Thursday, November 29, 2012

Concerns About STAAR Testing?

A parent organization focusing on STAAR testing and issues related to high-stakes student assessments and accountability will conduct an informational meeting at 7 p.m. on Monday, Dec. 10, in the Spring Branch ISD Administration Building’s Board of Trustees Meeting Room. The district Administration Building is located at 955 Campbell Road.

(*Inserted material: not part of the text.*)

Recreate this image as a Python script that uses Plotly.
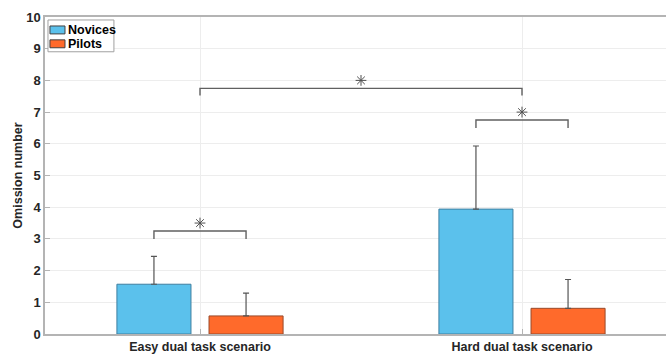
import plotly.graph_objects as go

# Omission counts per scenario and group (mean, SD)
scenarios = ["Easy dual task scenario", "Hard dual task scenario"]
groups = ["Novices", "Pilots"]
novices_mean = [1.57, 3.94]
novices_sd = [0.88, 1.99]
pilots_mean = [0.57, 0.81]
pilots_sd = [0.72, 0.91]
y_ticks = list(range(0, 11))

colors = {"Novices": "#5BC1EC", "Pilots": "#FF6A2B"}
edges = {"Novices": "#3F7FA0", "Pilots": "#9A4A2A"}

x_pos = [1, 2]
offset = 0.143  # half distance between grouped bar centers
bar_w = 0.23

fig = go.Figure()

for name, means, sds, sign in [("Novices", novices_mean, novices_sd, -1),
                               ("Pilots", pilots_mean, pilots_sd, 1)]:
    fig.add_trace(go.Bar(
        name=name, x=[x + sign * offset for x in x_pos], y=means, width=bar_w,
        marker=dict(color=colors[name], line=dict(color=edges[name], width=1)),
        error_y=dict(type="data", symmetric=False, array=sds,
                     arrayminus=[0] * len(sds), color="#555555",
                     thickness=1.2, width=3),
        showlegend=False,
    ))

bracket_color = "#606060"


def bracket(x0, x1, y, drop, star_x, star_y):
    fig.add_trace(go.Scatter(
        x=[x0, x0, x1, x1], y=[y - drop, y, y, y - drop], mode="lines",
        line=dict(color=bracket_color, width=1.4), showlegend=False,
        hoverinfo="skip"))
    fig.add_trace(go.Scatter(
        x=[star_x], y=[star_y], mode="markers",
        marker=dict(symbol="asterisk-open", size=9, color="#505050",
                    line=dict(color="#505050", width=1)),
        showlegend=False, hoverinfo="skip"))


# Novices vs pilots, easy scenario
bracket(x_pos[0] - offset, x_pos[0] + offset, 3.25, 0.25, x_pos[0], 3.5)
# Novices vs pilots, hard scenario
bracket(x_pos[1] - offset, x_pos[1] + offset, 6.75, 0.25, x_pos[1], 7.0)
# Easy vs hard scenario
bracket(x_pos[0], x_pos[1], 7.75, 0.23, (x_pos[0] + x_pos[1]) / 2, 8.0)

# Compact boxed legend in the upper-left corner (paper coordinates)
shapes = [dict(type="rect", xref="paper", yref="paper",
               x0=0.0048, x1=0.111, y0=0.8903, y1=0.9906,
               line=dict(color="#A0A0A0", width=1), fillcolor="white")]
annotations = []
row_y = [0.9592, 0.9154]
for name, yc in zip(groups, row_y):
    shapes.append(dict(type="rect", xref="paper", yref="paper",
                       x0=0.008, x1=0.0322, y0=yc - 0.0125, y1=yc + 0.0125,
                       line=dict(color="#404040", width=1),
                       fillcolor=colors[name]))
    annotations.append(dict(xref="paper", yref="paper", x=0.0335, y=yc,
                            xanchor="left", yanchor="middle", showarrow=False,
                            text=f"<b>{name}</b>",
                            font=dict(size=12.5, color="#000000")))

axis_color = "#B4B4B4"
font_family = "Liberation Sans, Arial, sans-serif"
tick_font = dict(family=font_family, size=13, color="#262626")

fig.update_layout(
    width=666, height=354,
    margin=dict(l=45, r=0, t=17, b=18),
    paper_bgcolor="white", plot_bgcolor="white",
    barmode="overlay",
    font=dict(family=font_family, color="#262626"),
    showlegend=False,
    shapes=shapes,
    annotations=annotations,
    xaxis=dict(
        range=[1 - 155 / 322, 1 + 466 / 322],
        tickvals=x_pos, ticktext=[f"<b>{s}</b>" for s in scenarios],
        tickfont=dict(family=font_family, size=12.5, color="#262626"),
        showgrid=True, gridcolor="#EDEDED", gridwidth=1,
        showline=True, linecolor=axis_color, linewidth=1.5, mirror=True,
        ticks="inside", ticklen=5, tickcolor=axis_color,
        zeroline=False,
    ),
    yaxis=dict(
        range=[0, 10], tickvals=y_ticks,
        ticktext=[f"<b>{v}</b>" for v in y_ticks],
        tickfont=tick_font,
        title=dict(text="<b>Omission number</b>", standoff=1,
                   font=dict(size=12.5, color="#262626")),
        showgrid=True, gridcolor="#EDEDED", gridwidth=1,
        showline=True, linecolor=axis_color, linewidth=1.5, mirror=False,
        ticks="inside", ticklen=5, tickcolor=axis_color,
        zeroline=False,
    ),
)

fig.write_html("out.html")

In just two months, the 83rd biennial Texas Legislature will open in Austin. In addition to funding issues, Texas lawmakers are expected to review or make changes to the state’s high-stakes standardized testing program during the upcoming Legislature.
Texans Advocating for Meaningful Student Assessment, or TAMSA, formed statewide earlier this year as a public school parent group. As a group, TAMSA takes positions on many of the issues related to testing and accountability program in our public schools.
This year will be second administration of the STAAR End-of-Course (EOC) tests. These mandated tests will impact ninth- and 10th-graders, as well as eighth-graders taking Algebra and other related high school courses.
On Nov. 30, Commissioner of Education Michael Williams announced that the Texas Education Agency will defer implementation of the 15% grading requirement for STAAR End of Course Exams for the 2012-13 school year. For more information, read the TEA press release.

In SBISD, our Board of Trustees approved grading policy guidelines in February 2012. These guidelines establish that the 15% state requirement will not be used in calculation of SBISD students’ grade point average. 
According to TAMSA, high-stakes testing puts enormous pressure on students and teachers and impacts classroom instruction. In addition, this parent group contends that these tests have cost Texas more than $1 billion in funds over the past 15 years that might have been spent in local classrooms.
In separate but related news, the local parent education group known at Spring Branch Speaks reported recently that a survey of 350 respondents found three top issues for the upcoming Texas Legislature. In order of response, they were public schools funding, local control and reducing standardized testing.